<<<<
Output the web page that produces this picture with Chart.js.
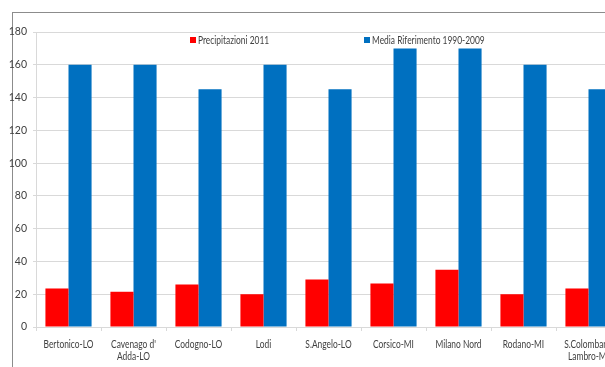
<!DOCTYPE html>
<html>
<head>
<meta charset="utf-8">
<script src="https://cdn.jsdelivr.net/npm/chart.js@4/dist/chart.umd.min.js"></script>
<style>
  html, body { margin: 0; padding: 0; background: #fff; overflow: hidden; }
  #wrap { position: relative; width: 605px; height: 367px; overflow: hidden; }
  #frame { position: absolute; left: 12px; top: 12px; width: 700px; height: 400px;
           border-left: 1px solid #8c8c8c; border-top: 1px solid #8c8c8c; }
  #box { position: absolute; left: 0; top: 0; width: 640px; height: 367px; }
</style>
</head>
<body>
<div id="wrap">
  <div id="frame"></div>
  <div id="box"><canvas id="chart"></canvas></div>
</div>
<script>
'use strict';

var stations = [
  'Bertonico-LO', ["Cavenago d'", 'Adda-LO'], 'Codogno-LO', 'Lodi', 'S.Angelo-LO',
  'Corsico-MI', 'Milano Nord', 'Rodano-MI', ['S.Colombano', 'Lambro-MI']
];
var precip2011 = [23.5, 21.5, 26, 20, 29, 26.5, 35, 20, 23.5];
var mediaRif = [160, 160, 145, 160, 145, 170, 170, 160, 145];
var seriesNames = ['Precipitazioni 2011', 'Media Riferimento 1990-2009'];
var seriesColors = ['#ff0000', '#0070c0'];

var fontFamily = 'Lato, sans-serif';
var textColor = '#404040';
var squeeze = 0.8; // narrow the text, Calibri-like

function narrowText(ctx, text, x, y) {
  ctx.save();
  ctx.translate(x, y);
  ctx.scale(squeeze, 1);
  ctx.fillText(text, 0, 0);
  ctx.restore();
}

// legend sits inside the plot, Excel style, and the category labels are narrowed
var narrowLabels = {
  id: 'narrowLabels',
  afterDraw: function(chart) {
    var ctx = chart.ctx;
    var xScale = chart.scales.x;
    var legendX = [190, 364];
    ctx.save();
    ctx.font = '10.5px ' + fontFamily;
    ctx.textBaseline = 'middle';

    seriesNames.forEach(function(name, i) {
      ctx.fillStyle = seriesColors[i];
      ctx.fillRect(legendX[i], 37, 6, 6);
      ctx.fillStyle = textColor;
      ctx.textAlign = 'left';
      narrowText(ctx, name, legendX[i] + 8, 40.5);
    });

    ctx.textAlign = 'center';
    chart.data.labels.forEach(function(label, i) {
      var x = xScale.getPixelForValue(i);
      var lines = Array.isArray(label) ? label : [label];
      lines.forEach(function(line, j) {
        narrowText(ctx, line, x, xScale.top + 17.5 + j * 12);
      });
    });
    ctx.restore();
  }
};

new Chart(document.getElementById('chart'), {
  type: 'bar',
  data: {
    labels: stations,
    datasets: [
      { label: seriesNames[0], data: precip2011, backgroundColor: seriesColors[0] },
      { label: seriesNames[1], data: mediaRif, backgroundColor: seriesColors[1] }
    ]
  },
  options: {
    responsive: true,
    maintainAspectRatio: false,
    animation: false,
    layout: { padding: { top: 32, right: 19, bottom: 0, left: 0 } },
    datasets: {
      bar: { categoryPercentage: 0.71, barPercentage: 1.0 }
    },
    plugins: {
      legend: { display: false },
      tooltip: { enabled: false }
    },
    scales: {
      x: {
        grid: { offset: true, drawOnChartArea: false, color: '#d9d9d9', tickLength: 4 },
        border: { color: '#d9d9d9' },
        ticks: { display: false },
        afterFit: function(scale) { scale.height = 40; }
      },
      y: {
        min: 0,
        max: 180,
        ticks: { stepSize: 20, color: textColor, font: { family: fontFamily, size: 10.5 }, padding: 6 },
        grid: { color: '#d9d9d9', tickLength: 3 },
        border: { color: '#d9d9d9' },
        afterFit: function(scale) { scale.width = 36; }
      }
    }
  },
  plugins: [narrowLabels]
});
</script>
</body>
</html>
>>>>
<<<<
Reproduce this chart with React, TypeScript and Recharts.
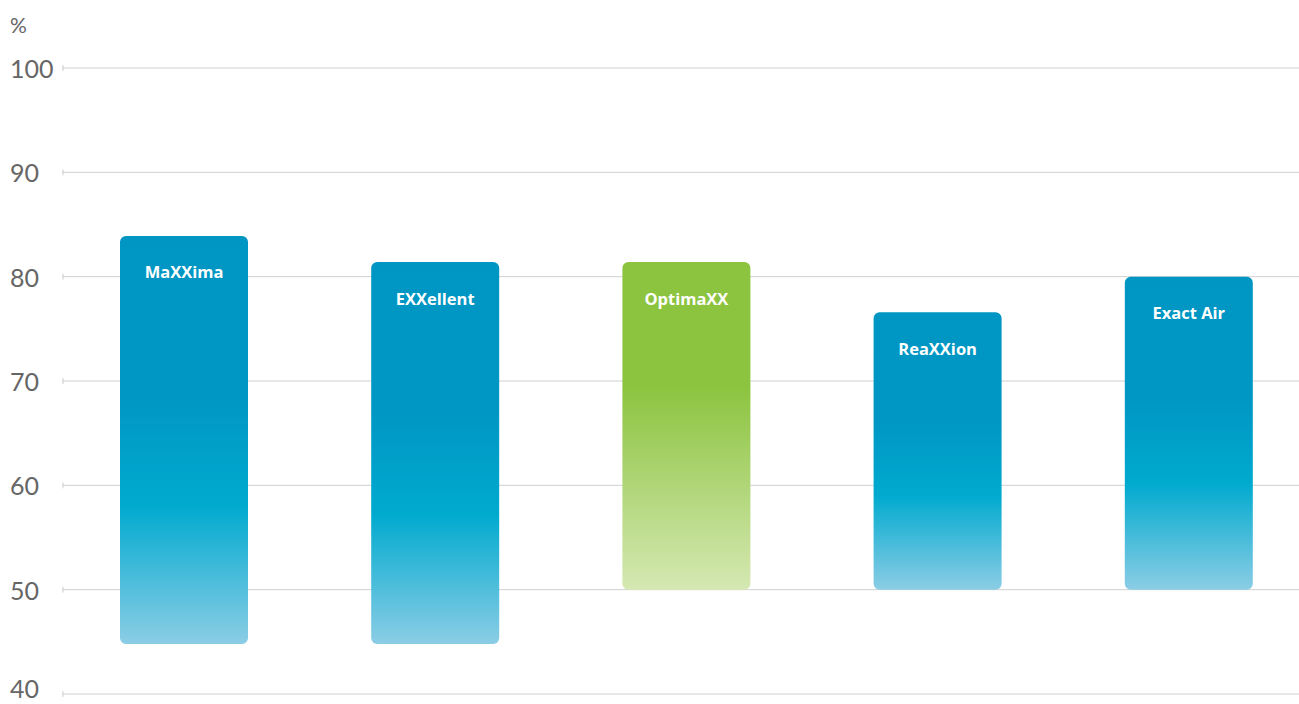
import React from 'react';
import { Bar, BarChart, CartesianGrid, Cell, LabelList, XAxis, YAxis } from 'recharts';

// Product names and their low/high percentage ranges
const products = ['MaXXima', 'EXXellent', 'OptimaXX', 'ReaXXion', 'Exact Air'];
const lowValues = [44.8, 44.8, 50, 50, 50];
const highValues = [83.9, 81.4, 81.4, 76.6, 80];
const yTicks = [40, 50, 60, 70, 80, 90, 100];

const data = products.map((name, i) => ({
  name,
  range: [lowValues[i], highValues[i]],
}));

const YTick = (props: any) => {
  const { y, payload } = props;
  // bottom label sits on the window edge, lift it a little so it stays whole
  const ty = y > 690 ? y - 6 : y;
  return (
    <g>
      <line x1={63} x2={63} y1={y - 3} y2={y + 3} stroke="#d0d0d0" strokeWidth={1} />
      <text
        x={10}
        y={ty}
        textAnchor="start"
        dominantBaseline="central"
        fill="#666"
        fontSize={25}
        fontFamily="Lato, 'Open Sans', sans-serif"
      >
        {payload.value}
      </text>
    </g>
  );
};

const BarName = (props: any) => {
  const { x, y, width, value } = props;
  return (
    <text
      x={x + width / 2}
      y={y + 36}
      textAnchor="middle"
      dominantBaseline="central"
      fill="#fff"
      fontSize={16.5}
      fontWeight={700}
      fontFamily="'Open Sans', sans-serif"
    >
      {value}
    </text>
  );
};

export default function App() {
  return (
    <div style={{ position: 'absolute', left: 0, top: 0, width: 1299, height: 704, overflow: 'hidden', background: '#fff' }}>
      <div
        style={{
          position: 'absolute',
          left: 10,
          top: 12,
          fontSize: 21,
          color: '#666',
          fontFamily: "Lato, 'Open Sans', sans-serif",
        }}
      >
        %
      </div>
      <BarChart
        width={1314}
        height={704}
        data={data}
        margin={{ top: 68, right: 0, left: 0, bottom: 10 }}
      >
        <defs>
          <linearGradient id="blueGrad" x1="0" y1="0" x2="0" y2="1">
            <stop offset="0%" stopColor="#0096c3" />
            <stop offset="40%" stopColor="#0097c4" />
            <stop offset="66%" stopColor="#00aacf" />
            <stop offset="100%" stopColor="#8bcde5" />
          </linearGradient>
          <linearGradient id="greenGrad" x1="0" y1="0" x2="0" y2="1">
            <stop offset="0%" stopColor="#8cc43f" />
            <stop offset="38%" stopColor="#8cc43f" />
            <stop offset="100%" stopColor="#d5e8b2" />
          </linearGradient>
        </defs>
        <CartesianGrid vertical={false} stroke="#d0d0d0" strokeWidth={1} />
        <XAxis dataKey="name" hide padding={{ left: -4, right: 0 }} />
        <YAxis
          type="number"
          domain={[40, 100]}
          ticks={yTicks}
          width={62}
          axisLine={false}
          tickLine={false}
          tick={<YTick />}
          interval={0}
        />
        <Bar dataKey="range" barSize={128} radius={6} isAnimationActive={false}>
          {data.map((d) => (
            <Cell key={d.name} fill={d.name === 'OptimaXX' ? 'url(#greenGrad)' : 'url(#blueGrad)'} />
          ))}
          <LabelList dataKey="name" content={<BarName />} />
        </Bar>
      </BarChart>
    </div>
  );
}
>>>>
## [What to work on]
Start with the line that includes "Output the web" and finish with the line that includes "var squeeze = 0.8;": reproduce those lines exactly, nothing before or after, and omit any pictures.

## [Answer below]
Output the web page that produces this picture with Chart.js.
<!DOCTYPE html>
<html>
<head>
<meta charset="utf-8">
<script src="https://cdn.jsdelivr.net/npm/chart.js@4/dist/chart.umd.min.js"></script>
<style>
  html, body { margin: 0; padding: 0; background: #fff; overflow: hidden; }
  #wrap { position: relative; width: 605px; height: 367px; overflow: hidden; }
  #frame { position: absolute; left: 12px; top: 12px; width: 700px; height: 400px;
           border-left: 1px solid #8c8c8c; border-top: 1px solid #8c8c8c; }
  #box { position: absolute; left: 0; top: 0; width: 640px; height: 367px; }
</style>
</head>
<body>
<div id="wrap">
  <div id="frame"></div>
  <div id="box"><canvas id="chart"></canvas></div>
</div>
<script>
'use strict';

var stations = [
  'Bertonico-LO', ["Cavenago d'", 'Adda-LO'], 'Codogno-LO', 'Lodi', 'S.Angelo-LO',
  'Corsico-MI', 'Milano Nord', 'Rodano-MI', ['S.Colombano', 'Lambro-MI']
];
var precip2011 = [23.5, 21.5, 26, 20, 29, 26.5, 35, 20, 23.5];
var mediaRif = [160, 160, 145, 160, 145, 170, 170, 160, 145];
var seriesNames = ['Precipitazioni 2011', 'Media Riferimento 1990-2009'];
var seriesColors = ['#ff0000', '#0070c0'];

var fontFamily = 'Lato, sans-serif';
var textColor = '#404040';
var squeeze = 0.8; // narrow the text, Calibri-like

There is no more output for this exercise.